I have two questions regarding transient detection in Audiosculpt/supervp:

1/ I have a multichannel sound recording of a piano/cello/bass trio (spot microphones, main pair, flanks), and I’d like to time-stretch a few seconds of it, where only the piano is playing new notes (the strings are playing continuo). Such a time-stretching works only well if the transients of the piano are correctly detected. If I stretch only on the spot microphones of the piano, it works like a charm, but with all channels, it seems that not all transients are detected, probably since most of them are hidden by reverb and leakage in the other channels.
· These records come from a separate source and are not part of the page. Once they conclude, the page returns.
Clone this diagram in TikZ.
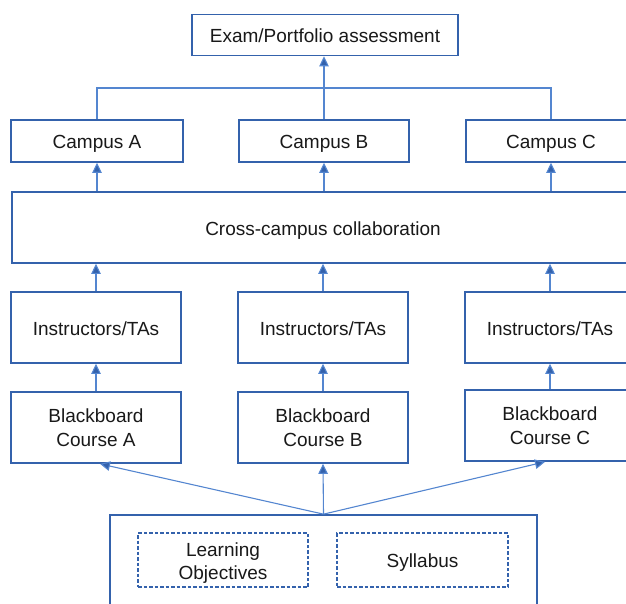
\documentclass[tikz,border=0pt]{standalone}
\usepackage{fontspec}
\setmainfont{Liberation Sans}
\usetikzlibrary{arrows.meta}
\definecolor{boxblue}{RGB}{52,98,172}
\definecolor{lineblue}{RGB}{84,134,208}
\definecolor{txt}{RGB}{25,25,25}
\begin{document}
\begin{tikzpicture}[x=1pt,y=-1pt,
  box/.style={draw=boxblue,line width=1.7pt,fill=white,text=txt,align=center,inner sep=0pt,
    font=\fontsize{19}{23.5}\selectfont},
  one/.style={text height=15.5pt,text depth=0pt},
  dbox/.style={box,line width=1.2pt,dash pattern=on 3.5pt off 2pt},
  conn/.style={draw=lineblue,line width=1.1pt},
  arr/.style={conn,-{Triangle[length=10pt,width=9.5pt,fill=boxblue]}}]
\clip (0,0) rectangle (626,604);
% nodes
\node[box,one,minimum width=266pt,minimum height=41pt] (exam) at (325,35) {Exam/Portfolio assessment};
\node[box,one,minimum width=172pt,minimum height=42pt] (campusA) at (97,141) {Campus A};
\node[box,one,minimum width=170pt,minimum height=42pt] (campusB) at (324,141) {Campus B};
\node[box,one,minimum width=170pt,minimum height=42pt] (campusC) at (551,141) {Campus C};
\node[box,minimum width=636pt,minimum height=71pt] (cross) at (330,227.5) {};
\node[one,text=txt,inner sep=0pt,font=\fontsize{19}{23.5}\selectfont] (crosstxt) at (323,227.5) {Cross-campus collaboration};
\node[box,one,minimum width=170pt,minimum height=71pt] (instA) at (96,327.5) {Instructors/TAs};
\node[box,one,minimum width=170pt,minimum height=71pt] (instB) at (323,327.5) {Instructors/TAs};
\node[box,one,minimum width=170pt,minimum height=71pt] (instC) at (550,327.5) {Instructors/TAs};
\node[box,minimum width=170pt,minimum height=71pt] (bbA) at (96,427.5) {Blackboard\\Course A};
\node[box,minimum width=170pt,minimum height=71pt] (bbB) at (323,427.5) {Blackboard\\Course B};
\node[box,minimum width=170pt,minimum height=71pt] (bbC) at (550,425.5) {Blackboard\\Course C};
\node[box,minimum width=427pt,minimum height=110pt] (base) at (323.5,570) {};
\node[dbox,minimum width=170pt,minimum height=54pt] (lo) at (223,560) {\raisebox{-7.5pt}[0pt][0pt]{\begin{tabular}{@{}c@{}}Learning\\Objectives\end{tabular}}};
\node[dbox,one,minimum width=171pt,minimum height=54pt] (syl) at (422.5,560) {Syllabus};
% top connector
\coordinate (j) at (323,88);
\draw[conn] (campusA.north) |- (campusC.north |- j) -- (campusC.north);
\draw[arr] (campusB.north) -- (campusB.north |- exam.south);
% cross -> campus
\draw[arr] (campusA.south |- cross.north) -- (campusA.south);
\draw[arr] (campusB.south |- cross.north) -- (campusB.south);
\draw[arr] (campusC.south |- cross.north) -- (campusC.south);
% inst -> cross
\draw[arr] (instA.north) -- (instA.north |- cross.south);
\draw[arr] (instB.north) -- (instB.north |- cross.south);
\draw[arr] (instC.north) -- (instC.north |- cross.south);
% bb -> inst
\draw[arr] (bbA.north) -- (instA.south);
\draw[arr] (bbB.north) -- (instB.south);
\draw[arr] (bbC.north) -- (instC.south);
% base -> bb
\draw[arr] (base.north) -- ([xshift=4pt]bbA.south);
\draw[arr] (base.north) -- (bbB.south);
\draw[arr] (base.north) -- ([xshift=-5pt]bbC.south);
\end{tikzpicture}
\end{document}
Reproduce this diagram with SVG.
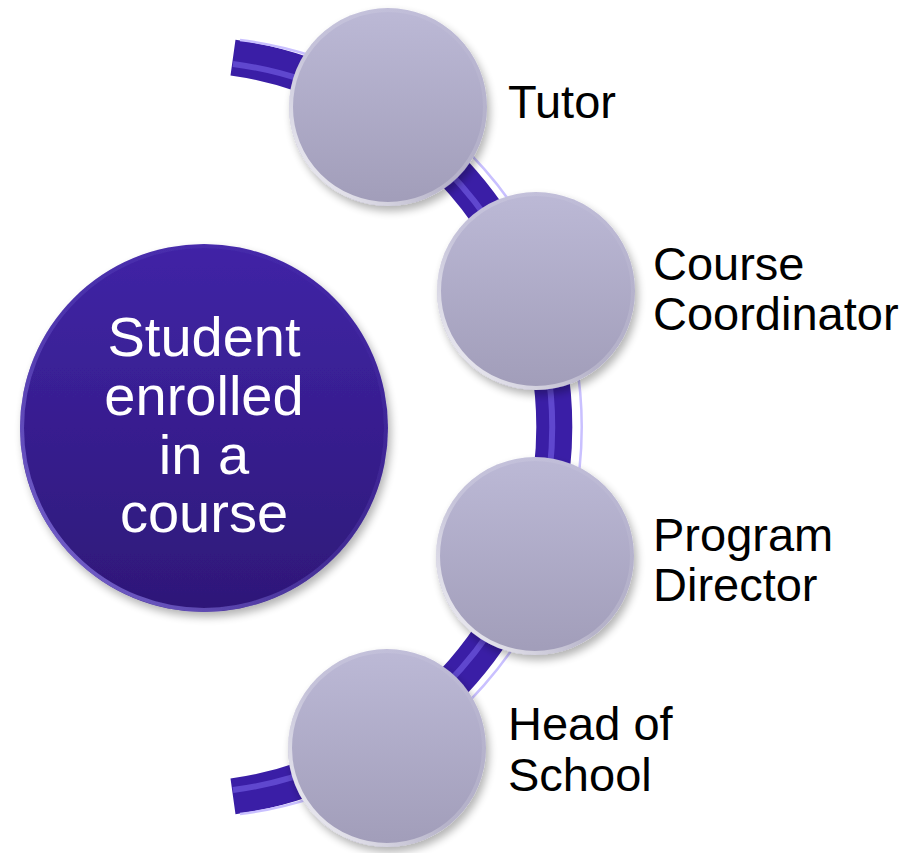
<svg xmlns="http://www.w3.org/2000/svg" width="912" height="853" viewBox="0 0 912 853">
  <defs>
    <linearGradient id="gSmall" x1="0" y1="0" x2="0" y2="1">
      <stop offset="0" stop-color="#bcb9d6"/>
      <stop offset="1" stop-color="#a19db9"/>
    </linearGradient>
    <linearGradient id="gSmallRim" x1="0" y1="1" x2="1" y2="0">
      <stop offset="0" stop-color="#ffffff" stop-opacity="0.95"/>
      <stop offset="0.45" stop-color="#ffffff" stop-opacity="0.2"/>
      <stop offset="1" stop-color="#ffffff" stop-opacity="0"/>
    </linearGradient>
    <linearGradient id="gBig" x1="0" y1="0" x2="0" y2="1">
      <stop offset="0" stop-color="#4024a6"/>
      <stop offset="1" stop-color="#2e1878"/>
    </linearGradient>
    <linearGradient id="gBigRim" x1="0" y1="1" x2="1" y2="0">
      <stop offset="0" stop-color="#8a78e0" stop-opacity="0.95"/>
      <stop offset="0.5" stop-color="#6a55c8" stop-opacity="0.3"/>
      <stop offset="1" stop-color="#6a55c8" stop-opacity="0"/>
    </linearGradient>
    <filter id="shadow" x="-20%" y="-20%" width="150%" height="150%">
      <feGaussianBlur in="SourceAlpha" stdDeviation="4"/>
      <feOffset dx="3" dy="5" result="o"/>
      <feComponentTransfer><feFuncA type="linear" slope="0.3"/></feComponentTransfer>
      <feMerge><feMergeNode/><feMergeNode in="SourceGraphic"/></feMerge>
    </filter>
  </defs>
  <style>
    .small { fill: url(#gSmall); }
    .smallRim { fill: none; stroke: url(#gSmallRim); stroke-width: 4; }
    .label { font-family: "Liberation Sans", Arial, sans-serif; font-size: 47px; fill: #000000; }
    .bigText { font-family: "Liberation Sans", Arial, sans-serif; font-size: 56px; fill: #ffffff; text-anchor: middle; }
    .ribbon { fill: none; stroke: #3a1ea6; stroke-width: 36; stroke-linecap: butt; }
    .ribbonHi { fill: none; stroke: #6f58e0; stroke-width: 6; opacity: 0.7; }
    .ribbonEdge { fill: none; stroke: #c9c0ff; stroke-width: 2.5; }
  </style>

  <g id="connectors">
    <path class="ribbon" d="M 233 57.6 A 373 373 0 0 1 233 796.4"/>
    <path class="ribbonHi" d="M 233 64 A 366 366 0 0 1 233 790"/>
    <path class="ribbonEdge" d="M 240 40 A 390 390 0 0 1 240 814"/>
  </g>

  <g id="node-student" filter="url(#shadow)">
    <circle cx="204" cy="428" r="184" fill="url(#gBig)"/>
    <circle cx="204" cy="428" r="182" fill="none" stroke="url(#gBigRim)" stroke-width="4"/>
    <text class="bigText" x="204" y="356">Student</text>
    <text class="bigText" x="204" y="415">enrolled</text>
    <text class="bigText" x="204" y="474">in a</text>
    <text class="bigText" x="204" y="532">course</text>
  </g>

  <g id="node-tutor">
    <g filter="url(#shadow)">
      <circle class="small" cx="388" cy="107" r="99"/>
      <circle class="smallRim" cx="388" cy="107" r="97"/>
    </g>
    <text class="label" x="508" y="118">Tutor</text>
  </g>

  <g id="node-course-coordinator">
    <g filter="url(#shadow)">
      <circle class="small" cx="536" cy="291" r="99"/>
      <circle class="smallRim" cx="536" cy="291" r="97"/>
    </g>
    <text class="label" x="653" y="280">Course</text>
    <text class="label" x="653" y="330">Coordinator</text>
  </g>

  <g id="node-program-director">
    <g filter="url(#shadow)">
      <circle class="small" cx="535" cy="556" r="99"/>
      <circle class="smallRim" cx="535" cy="556" r="97"/>
    </g>
    <text class="label" x="653" y="551">Program</text>
    <text class="label" x="653" y="601">Director</text>
  </g>

  <g id="node-head-of-school">
    <g filter="url(#shadow)">
      <circle class="small" cx="387" cy="748" r="99"/>
      <circle class="smallRim" cx="387" cy="748" r="97"/>
    </g>
    <text class="label" x="508" y="740">Head of</text>
    <text class="label" x="508" y="791">School</text>
  </g>
</svg>
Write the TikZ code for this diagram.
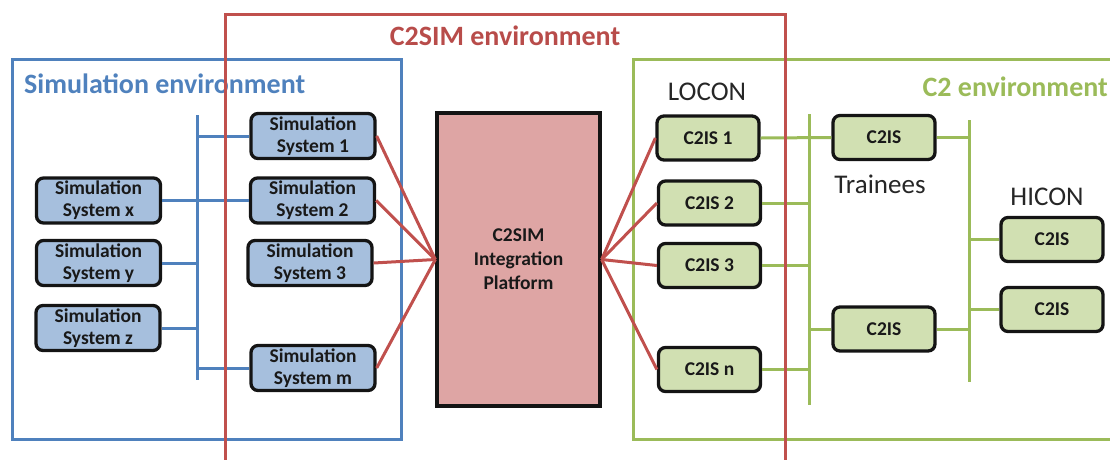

My question is: is it possible to force supervp to detect the transients on one or two channels only and do not consider the other ones? As far as I understood, either it detects all the transients in all channels independently, or it tries to find transients which are common to all channels

2/ The sound quality of the transients is heavily dependent of the window size: if the window size is too long, transients are smoothed and loose all their precision. Question: is there a way to have a variable window size for the synthesis (small size on transients, longer window size for the rest)? Something similar to the so-called “Block-Switching” algorithm in MP3/AAC… I guess that it would dramatically improve the transient synthesis quality. Actually, as far as I remember, in older versions of Audiosculpt/supervp, transients were processed separately. Or maybe I missed something in settings?

All the best,

Alexis

Hello Alexis,

  1. as you mentioned already there are only two modes of transient synchronization in SuperVP:

Either transients are synchronized between channels - this means whenever a transient are detected in different channels there preservation time position is synchronized between the related channels, to avoid introducing artificial delays between the differnt channels. Or they are not synchronized - which means transient detection and preservation is completely independent in the different channels. I don’t see how it would be possible that the transients that are detected depend on the number of channels. If you want different sets of transients in different groupds of channels you might be trying tpoi process these channels groups independently by means of splitting them firdt an then process and then multiplex them back into the multi channel format.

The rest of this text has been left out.